Bending the rules nous place aux côtés d’une troupe de théâtre s’apprêtant à partir présenter une pièce hors du pays. Tous les jeunes membres du groupe ont dû ruser vis-à-vis de leurs parents pour obtenir leur assentiment ou au moins neutraliser leur méfiance. Seule Shahrzad s’est montrée honnête, et elle seule voit son voyage encore compromis à la veille du départ – son père lui a soustrait son passeport. Le premier acte du récit observe la déflagration de cette bombe (Shahrzad est l’interprète principale, pas question de partir sans elle) et l’enchaînement de réactions qu’elle provoque, où la virulence laisse peu à peu place à la violence. Les deux camps tentent d’abord de résoudre le conflit par la négociation puis, leurs exigences respectives étant inconciliables, en viennent aux coups, au vol et enfin à la contrainte et au chantage. Tout au long de cette escalade, le film est porté par un très bel élan, né de l’énergie émancipatrice qui habite ses jeunes héros. On la ressent d’entrée de jeu, dès le générique malicieux (composé à partir des sacs que les personnages préparent pour le voyage) et le premier plan-séquence, qui commence par confondre la pièce de théâtre et le film avant de nous révéler l’intégralité de la situation, du décor et des protagonistes.

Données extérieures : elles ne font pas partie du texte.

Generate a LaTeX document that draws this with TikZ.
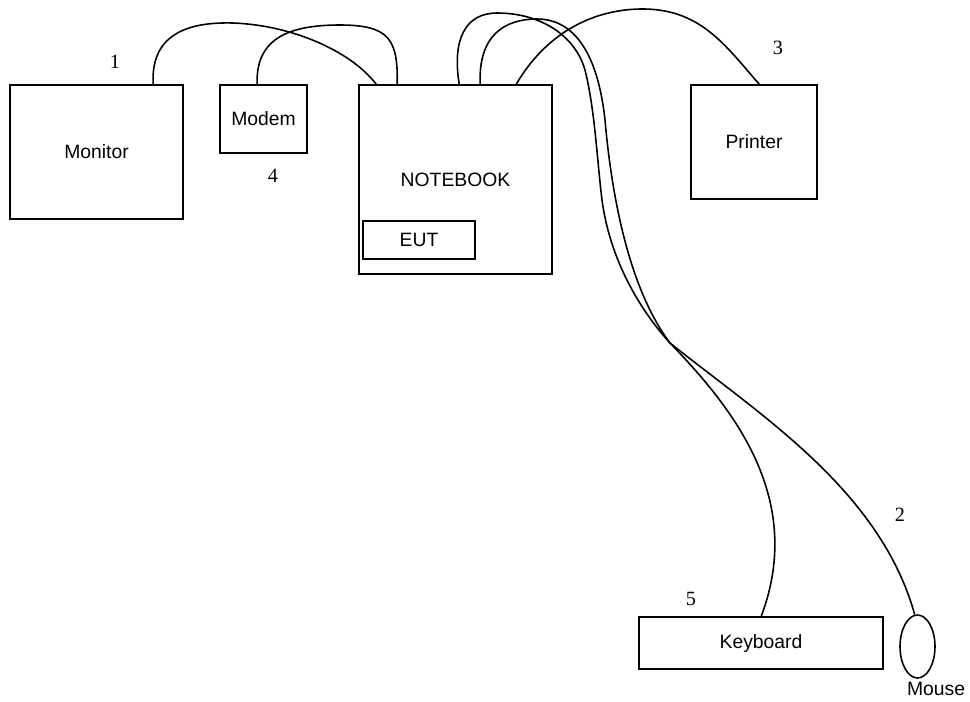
\documentclass[tikz,border=0pt]{standalone}
\usepackage{fontspec}
\setmainfont{Liberation Serif}
\setsansfont{Liberation Sans}
\usetikzlibrary{shapes.geometric}
\begin{document}
\begin{tikzpicture}[x=0.02cm, y=-0.02cm,
  box/.style={draw, line width=0.9pt, inner sep=0pt,
              font=\sffamily\fontsize{11}{13}\selectfont},
  mousebody/.style={box, ellipse},
  cable/.style={line width=0.9pt},
  num/.style={font=\fontsize{11.5}{13}\selectfont},
  tag/.style={font=\sffamily\fontsize{11}{13}\selectfont},
]
\useasboundingbox (0,0) rectangle (970,701);

\node[box, minimum width=3.46cm, minimum height=2.68cm] (monitor)  at (96.5,152)   {Monitor};
\node[box, minimum width=1.74cm, minimum height=1.36cm] (modem)    at (263.5,119)   {Modem};
\node[box, minimum width=3.86cm, minimum height=3.78cm] (notebook) at (455.5,179.5) {NOTEBOOK};
\node[box, minimum width=2.24cm, minimum height=0.76cm] (eut)      at (419,240)     {EUT};
\node[box, minimum width=2.52cm, minimum height=2.28cm] (printer)  at (754,142)     {Printer};
\node[box, minimum width=4.88cm, minimum height=1.04cm] (keyboard) at (761,643)     {Keyboard};
\node[mousebody, minimum width=0.7cm, minimum height=1.26cm] (mouse) at (917.5,646.5) {};
\node[tag] (mouselabel) at (936,689) {Mouse};

% cables, numbered as in the setup list
\draw[cable] ([shift={(144,0)}]monitor.north west)
  .. controls (150,30) and (195,22) .. (233,23)
  .. controls (290,25) and (350,50) .. ([shift={(18,0)}]notebook.north west);
\draw[cable] ([shift={(38,0)}]modem.north west)
  .. controls (255,35) and (295,25) .. (340,25)
  .. controls (390,25) and (398,40) .. ([shift={(39,0)}]notebook.north west);
\draw[cable] ([shift={(101,0)}]notebook.north west)
  .. controls (452,40) and (465,13) .. (497,13)
  .. controls (540,13) and (575,35) .. (585,70)
  .. controls (595,110) and (597,160) .. (602,200)
  .. controls (610,260) and (640,310) .. (670,343)
  .. controls (760,415) and (880,490) .. (mouse.95);
\draw[cable] ([shift={(122,0)}]notebook.north west)
  .. controls (478,35) and (505,19) .. (537,19)
  .. controls (575,19) and (598,55) .. (605,120)
  .. controls (612,200) and (630,290) .. (670,343)
  .. controls (735,410) and (805,500) .. ([shift={(123,0)}]keyboard.north west);
\draw[cable] ([shift={(158,0)}]notebook.north west)
  .. controls (545,35) and (590,10) .. (640,9)
  .. controls (700,8) and (725,45) .. ([shift={(69,0)}]printer.north west);

\node[num] (n1) at (115,62)  {1};
\node[num] (n2) at (900,515) {2};
\node[num] (n3) at (778,48)  {3};
\node[num] (n4) at (273,176) {4};
\node[num] (n5) at (691,599) {5};
\end{tikzpicture}
\end{document}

Jusqu’au bout Behnam Behzadi travaillera presque exclusivement par de telles longues prises couvrant l’ensemble d’une scène, ce qui est à double tranchant. Tant qu’il y a de l’action, ce parti pris de mise en scène en décuple la force, principalement dans les ruptures : quand la conversation de plus en plus tendue entre Shahrzad et son père tourne à la rixe avec l’ensemble du groupe, plus tard lorsqu’un cambriolage doit être interrompu en catastrophe. Mais vient un moment où le récit se heurte à un mur – dont la menace planait depuis le départ. Bending the rules est, comme ses héros, dans l’incapacité de quitter l’Iran. Et il en souffre autant qu’eux, son ardeur étant stoppée net, ses aspirations muselées. Il se retrouve à tourner en rond comme un animal en cage dès lors qu’il rejoint son premier décor, une maison dont on ne ressortira plus. Le dispositif en plans-séquences se fait alors pesant. Il ne fait plus rien d’autre que souligner à gros traits et de façon stérile l’impuissance des personnages, en enregistrant leurs discussions répétitives, dénuées d’idées et d’allant. Behzadi n’a pas trouvé la manière d’écrire et de filmer qui aurait conféré à cette seconde partie une intensité comparable à celle du début. C’est dommage, car la conclusion à laquelle elle mène (tout le monde, oppresseurs comme opprimés, perd, et très gros) a cette puissance.
BENDING THE RULES (Iran, 2013), un film de Behnam Behzadi. Avec Neda Jebraeeli, Amir Jafari, Ashkan Khatibi, Mehrdad Sedighian, Baharan Bani Ahmadi. Durée : 94 min. Sortie en France indéterminée.